The European markets fell for the first time in four days on Friday after a government report showed that U.S. unemployment rate climbed to a 25-year high last month.

The U.S. Labor Department said in its report that non-farm payroll employment fell by 663,000 jobs in March following an unrevised decrease of 651,000 jobs in February. The drop in jobs came roughly in line with economists' expectations of a decrease of 658,000 levels.

With the continued decrease in jobs, the unemployment rate rose to 8.5% in March from 8.1% in February, in line with expectations. The increase lifted the unemployment rate to its highest level since November of 1983.

The Institute for Supply Management said today its non-manufacturing index fell to 40.8 in March from 41.6 in February, with a reading below 50 indicating a contraction in the service sector. The decrease came as a surprise to economists, who had expected the index to edge up to 42.0.

Crude for May delivery fell $0.53 to $52.36 barrel on the New York Mercantile Exchange with US employment numbers suggesting demand for energy is not strong.

The FTSEurofirst 300 index of pan-European blue chips closed 1.26% lower at 771.60 points, while the narrower DJ Stoxx 50 index fell 1.69% to 1,895.75 points.

Around Europe, the U.K.'s FTSE 100 index dropped 2.31% to 4,029.67 and France's CAC 40 index slipped 1.11% to 2,958.74, while Germany's DAX index rose 0.07% to 4,384.99.

Banking stocks were among the worst losers.

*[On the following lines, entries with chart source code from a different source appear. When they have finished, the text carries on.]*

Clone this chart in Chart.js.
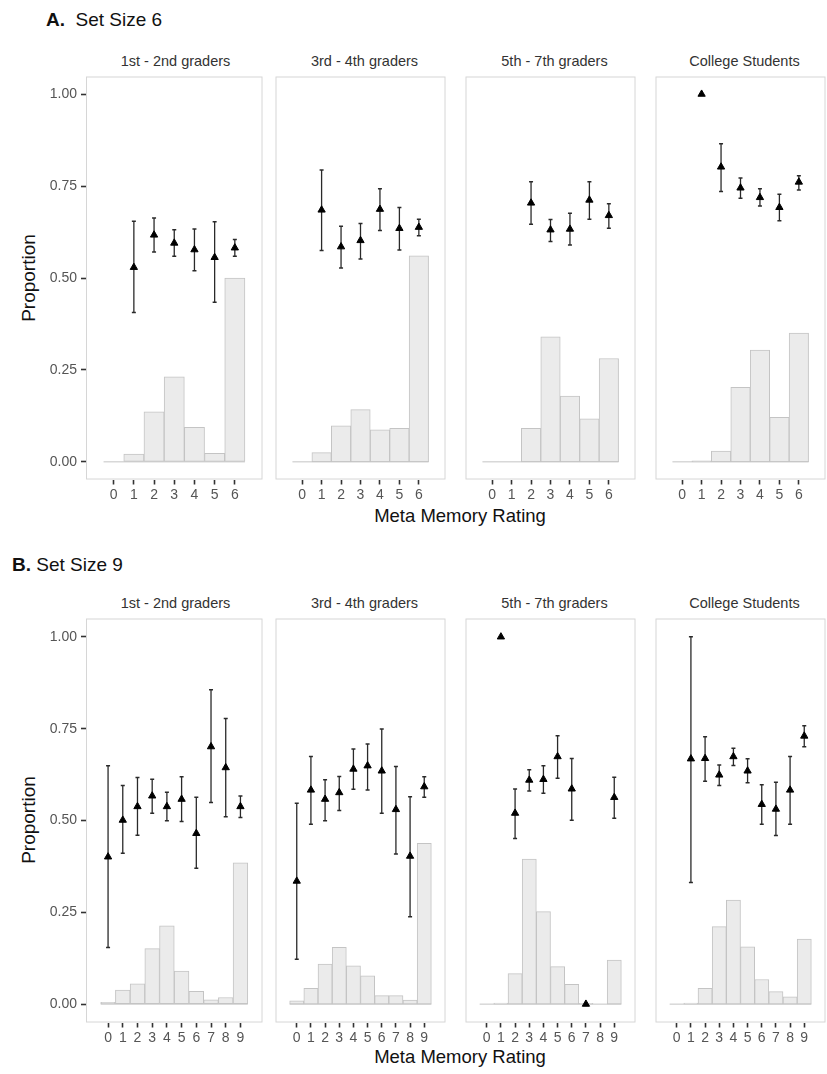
<!DOCTYPE html>
<html><head><meta charset="utf-8">
<script src="https://cdn.jsdelivr.net/npm/chart.js@4.4.1/dist/chart.umd.min.js"></script>
<style>
html,body{margin:0;padding:0;background:#fff;overflow:hidden;width:827px;height:1074px;position:relative;font-family:"Liberation Sans",Arial,sans-serif;}
canvas{position:absolute;}
.strip{position:absolute;font-size:14.5px;color:#333;text-align:center;width:179px;line-height:18px;white-space:nowrap;}
.title{position:absolute;font-size:19px;color:#111;line-height:22px;white-space:nowrap;}
.ytitle{position:absolute;font-size:19px;color:#111;transform:rotate(-90deg);transform-origin:center center;width:140px;text-align:center;line-height:22px;white-space:nowrap;}
.xtitle{position:absolute;font-size:18.5px;color:#111;width:400px;text-align:center;line-height:22px;white-space:nowrap;}
</style></head><body>
<script>
const ratingsA = [0,1,2,3,4,5,6];
const ratingsB = [0,1,2,3,4,5,6,7,8,9];
const groupNames = ["1st - 2nd graders","3rd - 4th graders","5th - 7th graders","College Students"];
const yTicks = [0, 0.25, 0.5, 0.75, 1];
const yTickLabels = ["0.00","0.25","0.50","0.75","1.00"];

// A. Set Size 6
const propA1 = [0, 0.021, 0.136, 0.231, 0.094, 0.023, 0.500];
const meanA1 = [null, 0.529, 0.617, 0.595, 0.577, 0.556, 0.582];
const loA1   = [null, 0.406, 0.571, 0.559, 0.520, 0.434, 0.559];
const hiA1   = [null, 0.654, 0.663, 0.631, 0.633, 0.653, 0.605];

const propA2 = [0, 0.025, 0.098, 0.142, 0.087, 0.091, 0.560];
const meanA2 = [null, 0.685, 0.585, 0.602, 0.687, 0.635, 0.638];
const loA2   = [null, 0.575, 0.527, 0.552, 0.629, 0.576, 0.615];
const hiA2   = [null, 0.794, 0.641, 0.648, 0.743, 0.692, 0.660];

const propA3 = [0, 0, 0.091, 0.340, 0.179, 0.117, 0.281];
const meanA3 = [null, null, 0.704, 0.631, 0.633, 0.712, 0.670];
const loA3   = [null, null, 0.646, 0.599, 0.590, 0.660, 0.635];
const hiA3   = [null, null, 0.762, 0.659, 0.676, 0.762, 0.702];

const propA4 = [0, 0.003, 0.029, 0.203, 0.304, 0.121, 0.350];
const meanA4 = [null, 1.0, 0.802, 0.745, 0.719, 0.692, 0.761];
const loA4   = [null, null, 0.735, 0.717, 0.696, 0.656, 0.739];
const hiA4   = [null, null, 0.865, 0.772, 0.743, 0.728, 0.778];

// B. Set Size 9
const propB1 = [0.005, 0.038, 0.055, 0.151, 0.213, 0.090, 0.035, 0.012, 0.018, 0.385];
const meanB1 = [0.401, 0.501, 0.538, 0.567, 0.538, 0.558, 0.465, 0.701, 0.644, 0.538];
const loB1   = [0.154, 0.411, 0.460, 0.520, 0.499, 0.497, 0.370, 0.549, 0.510, 0.508];
const hiB1   = [0.649, 0.595, 0.617, 0.612, 0.577, 0.619, 0.563, 0.856, 0.778, 0.567];

const propB2 = [0.009, 0.043, 0.109, 0.155, 0.104, 0.077, 0.023, 0.023, 0.011, 0.438];
const meanB2 = [0.335, 0.583, 0.558, 0.576, 0.640, 0.649, 0.635, 0.530, 0.403, 0.592];
const loB2   = [0.122, 0.490, 0.499, 0.527, 0.585, 0.583, 0.520, 0.409, 0.238, 0.563];
const hiB2   = [0.547, 0.674, 0.611, 0.620, 0.695, 0.708, 0.749, 0.647, 0.565, 0.619];

const propB3 = [0, 0.003, 0.083, 0.395, 0.252, 0.102, 0.054, 0.002, 0, 0.120];
const meanB3 = [null, 1.0, 0.520, 0.610, 0.612, 0.674, 0.586, 0.0, null, 0.563];
const loB3   = [null, null, 0.451, 0.580, 0.574, 0.615, 0.501, null, null, 0.506];
const hiB3   = [null, null, 0.586, 0.638, 0.649, 0.731, 0.669, null, null, 0.618];

const propB4 = [0, 0.003, 0.043, 0.211, 0.283, 0.156, 0.067, 0.034, 0.020, 0.177];
const meanB4 = [null, 0.668, 0.669, 0.624, 0.674, 0.635, 0.544, 0.531, 0.583, 0.730];
const loB4   = [null, 0.331, 0.607, 0.595, 0.650, 0.603, 0.490, 0.459, 0.490, 0.701];
const hiB4   = [null, 1.0, 0.728, 0.651, 0.697, 0.668, 0.597, 0.604, 0.674, 0.758];

// ---- layout ----
const FONT = '"Liberation Sans", Arial, sans-serif';
const panelLefts = [86, 275, 465, 655];
const panelW = 179;
const rows = [
  {top:76, h:403, ratings:ratingsA, xMin:-1.37, xMax:7.37, yMin:-0.048, yMax:1.048,
   panels:[[propA1,meanA1,loA1,hiA1],[propA2,meanA2,loA2,hiA2],[propA3,meanA3,loA3,hiA3],[propA4,meanA4,loA4,hiA4]],
   stripY:52, titleY:9, titleX:46, titleHTML:'<b>A.</b>&nbsp;&nbsp;Set Size 6', xTitleY:505, yTitleY:278},
  {top:618, h:404, ratings:ratingsB, xMin:-1.5, xMax:10.5, yMin:-0.05, yMax:1.05,
   panels:[[propB1,meanB1,loB1,hiB1],[propB2,meanB2,loB2,hiB2],[propB3,meanB3,loB3,hiB3],[propB4,meanB4,loB4,hiB4]],
   stripY:594, titleY:554, titleX:12, titleHTML:'<b>B.</b> Set Size 9', xTitleY:1046, yTitleY:820}
];
const AXIS_H = 28;
const borderPlugin = {
  id:'panelBorder',
  afterDatasetsDraw(chart){
    const a = chart.chartArea, ctx = chart.ctx;
    ctx.save();
    ctx.strokeStyle = '#d6d6d6';
    ctx.lineWidth = 1;
    ctx.strokeRect(a.left+0.5, a.top+0.5, a.right-a.left-1, a.bottom-a.top-1);
    ctx.restore();
  }
};
function zeroPad(s){ s.paddingTop = 0; s.paddingBottom = 0; s.paddingLeft = 0; s.paddingRight = 0; }

function addText(cls, x, y, html){
  const d = document.createElement('div');
  d.className = cls; d.style.left = x+'px'; d.style.top = y+'px'; d.innerHTML = html;
  document.body.appendChild(d);
  return d;
}

rows.forEach(row => {
  addText('title', row.titleX, row.titleY, row.titleHTML);
  addText('xtitle', 460-200, row.xTitleY, 'Meta Memory Rating');
  addText('ytitle', 29-70, row.yTitleY-11, 'Proportion');
  row.panels.forEach((p, col) => {
    const [prop, mean, lo, hi] = p;
    const ratings = row.ratings;
    addText('strip', panelLefts[col], row.stripY, groupNames[col]);
    const first = col === 0;
    const leftPad = first ? panelLefts[0] : 0;
    const cv = document.createElement('canvas');
    const W = panelW + leftPad, H = row.h + AXIS_H;
    cv.width = W; cv.height = H;
    const cLeft = panelLefts[col]-leftPad, cTop = row.top;
    cv.style.left = cLeft+'px';
    cv.style.top = cTop+'px';
    cv.style.width = W+'px'; cv.style.height = H+'px';
    document.body.appendChild(cv);

    const barData = ratings.map((r,i)=>({x:r, y:prop[i]}));
    const baseData = [{x:ratings[0]-0.5, y:0},{x:ratings[ratings.length-1]+0.5, y:0}];
    const errData = [];
    ratings.forEach((r,i)=>{
      if (lo[i] !== null && hi[i] !== null) {
        errData.push({x:r, y:lo[i]},{x:r, y:hi[i]},{x:r, y:null});
      }
    });
    const ptData = [];
    ratings.forEach((r,i)=>{ if (mean[i] !== null) ptData.push({x:r, y:mean[i]}); });

    const chart = new Chart(cv, {
      type:'bar',
      data:{datasets:[
        {type:'bar', data:barData, backgroundColor:'#ebebeb', borderColor:'#c4c4c4', borderWidth:1,
         borderSkipped:false, barPercentage:1, categoryPercentage:1, order:3},
        {type:'line', data:baseData, borderColor:'#c4c4c4', borderWidth:1, pointRadius:0, order:2},
        {type:'line', data:errData, borderColor:'#2a2a2a', borderWidth:1.3, spanGaps:false,
         pointStyle:'line', pointRadius:2, pointBorderColor:'#2a2a2a', pointBorderWidth:1.5,
         pointBackgroundColor:'#2a2a2a', order:1},
        {type:'scatter', data:ptData, pointStyle:'triangle', pointRadius:4.2,
         backgroundColor:'#000', borderColor:'#000', borderWidth:1, order:0}
      ]},
      options:{
        responsive:false, animation:false, devicePixelRatio:1,
        layout:{padding:0},
        plugins:{legend:{display:false}, tooltip:{enabled:false}},
        scales:{
          x:{type:'linear', min:row.xMin, max:row.xMax, offset:false,
             afterBuildTicks: s => { s.ticks = ratings.map(v=>({value:v})); },
             afterFit: s => { s.height = AXIS_H; zeroPad(s); },
             grid:{offset:false, drawOnChartArea:false, drawTicks:true, tickLength:5, tickColor:'#333', tickWidth:1.6, color:'#333'},
             border:{display:false},
             ticks:{font:{size:14, family:FONT}, color:'#555', padding:2, maxRotation:0, autoSkip:false,
                    callback:(v)=>String(v)}},
          y:{type:'linear', min:row.yMin, max:row.yMax, display:first, offset:false,
             afterBuildTicks: s => { s.ticks = yTicks.map(v=>({value:v})); },
             afterFit: s => { s.width = leftPad; zeroPad(s); },
             grid:{offset:false, drawOnChartArea:false, drawTicks:true, tickLength:5, tickColor:'#333', tickWidth:1.6, color:'#333'},
             border:{display:false},
             ticks:{font:{size:14, family:FONT}, color:'#555', padding:4,
                    callback:(v,i)=>yTickLabels[i]}}
        }
      },
      plugins:[borderPlugin]
    });
    // align chart area to the intended panel rectangle if layout added any padding
    const a = chart.chartArea;
    const dw = (a.right - a.left) - panelW, dh = (a.bottom - a.top) - row.h;
    if (Math.abs(dw) > 0.5 || Math.abs(dh) > 0.5) {
      const nW = W - dw, nH = H - dh;
      cv.style.width = nW+'px'; cv.style.height = nH+'px';
      chart.resize(nW, nH);
    }
    const b = chart.chartArea;
    cv.style.left = (panelLefts[col] - b.left) + 'px';
    cv.style.top = (row.top - b.top) + 'px';
  });
});
</script>
</body></html>
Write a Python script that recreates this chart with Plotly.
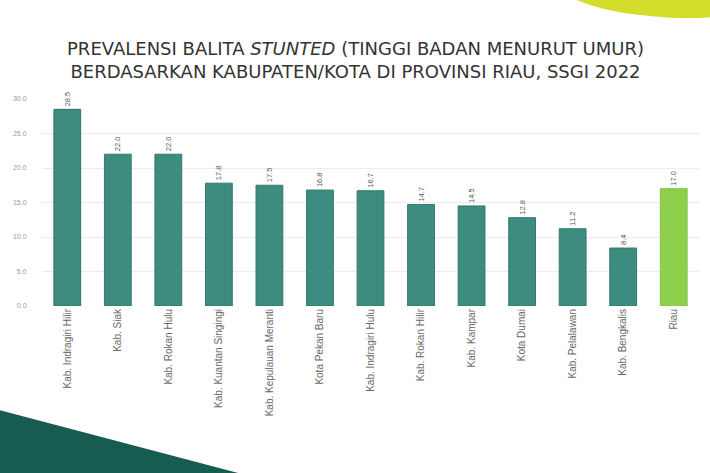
import plotly.graph_objects as go

categories = ["Kab. Indragiri Hilir", "Kab. Siak", "Kab. Rokan Hulu", "Kab. Kuantan Singingi",
              "Kab. Kepulauan Meranti", "Kota Pekan Baru", "Kab. Indragiri Hulu", "Kab. Rokan Hilir",
              "Kab. Kampar", "Kota Dumai", "Kab. Pelalawan", "Kab. Bengkalis", "Riau"]
values = [28.5, 22.0, 22.0, 17.8, 17.5, 16.8, 16.7, 14.7, 14.5, 12.8, 11.2, 8.4, 17.0]
tick_vals = [0, 5, 10, 15, 20, 25, 30]
tick_text = ["0.0", "5.0", "10.0", "15.0", "20.0", "25.0", "30.0"]

TEAL = "#3d8c7f"
GREEN = "#8ecf4c"
colors = [GREEN if c == "Riau" else TEAL for c in categories]
lines = ["#7fc24a" if c == "Riau" else "#2f7a6d" for c in categories]

W, H = 710, 473
# on-screen plot area: x 42..699, y 99..306 (body margin removed below)
L, T = 42, 99
R = W - 699
B = H - 306
PW, PH = W - L - R, H - T - B

def px(x, y):
    return (x - L) / PW, (H - B - y) / PH

fig = go.Figure()
fig.add_trace(go.Bar(
    x=categories, y=values,
    marker=dict(color=colors, line=dict(color=lines, width=1)),
    text=[f"{v:.1f}" for v in values],
    textposition="outside", textangle=-90,
    textfont=dict(size=7.5, color="#555555", family="Liberation Sans, Arial"),
    cliponaxis=False, constraintext="none",
))

tx = [px(-5, 409), px(242, 474), px(-5, 474)]
tri = "M {} {} L {} {} L {} {} Z".format(*[c for p in tx for c in p])
a = px(572, -2); c1 = px(600, 11); b = px(640, 15); c2 = px(680, 20); d = px(712, 17); e = px(712, -2)
ypath = "M {} {} Q {} {} {} {} Q {} {} {} {} L {} {} Z".format(
    a[0], a[1], c1[0], c1[1], b[0], b[1], c2[0], c2[1], d[0], d[1], e[0], e[1])

title_center_x = px(355.5, 0)[0]

fig.update_layout(
    width=W, height=H,
    margin=dict(l=L, r=R, t=T, b=B, autoexpand=False),
    paper_bgcolor="white", plot_bgcolor="white",
    showlegend=False,
    bargap=0.47,
    title=dict(
        text="PREVALENSI BALITA <i>STUNTED</i> (TINGGI BADAN MENURUT UMUR)<br>BERDASARKAN KABUPATEN/KOTA DI PROVINSI RIAU, SSGI 2022",
        x=title_center_x, xref="paper", xanchor="center", y=1 - 54.5 / H, yanchor="middle",
        font=dict(size=18, color="#333333", family="DejaVu Sans"),
    ),
    xaxis=dict(tickangle=-90, tickfont=dict(size=10, color="#666666", family="Liberation Sans, Arial"),
               showgrid=False, showline=False, ticks="", automargin=False),
    yaxis=dict(range=[0, 30], tickvals=tick_vals, ticktext=tick_text,
               tickfont=dict(size=7, color="#999999", family="Liberation Sans, Arial"),
               ticks="outside", ticklen=13, tickcolor="rgba(0,0,0,0)", automargin=False,
               showgrid=True, gridcolor="#ececec", gridwidth=1, zeroline=False, showline=False),
    shapes=[
        dict(type="path", path=tri, xref="paper", yref="paper", fillcolor="#175b51", line=dict(width=0), layer="above"),
        dict(type="path", path=ypath, xref="paper", yref="paper", fillcolor="#d3dd2a", line=dict(width=0), layer="above"),
    ],
)

fig.write_html("out.html", config={"displayModeBar": False},
               post_script="document.body.style.margin='0px';")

HSBC, Europe's largest bank, dropped 5.3%, while Credit Suisse, Switzerland's second largest bank, slipped 5.2% and Deutsche Bank, Germany's biggest lender, fell 1.8%.

Heavily weighted oil stocks slipped after crude oil prices fell. BP, Europe's biggest oil company, dropped 3.2%, while Royal/Dutch Shell, the second biggest, fell 2.8% and Total, the third biggest, slid 3.1%.

Novo Nordisk, the world's biggest insulin maker, tumbled 13.7% after a U.S. FDA advisory panel failed to back its experimental diabetes drug Victoza, or liraglutide, with votes split on whether it was safe enough to come to the market due to worries over cancer.

Tesco, Europe's second biggest retailer, lost 4.6% after JPMorgan Chase cut its earnings estimates for the company, citing declining profitability and a possible full-year loss in the U.S.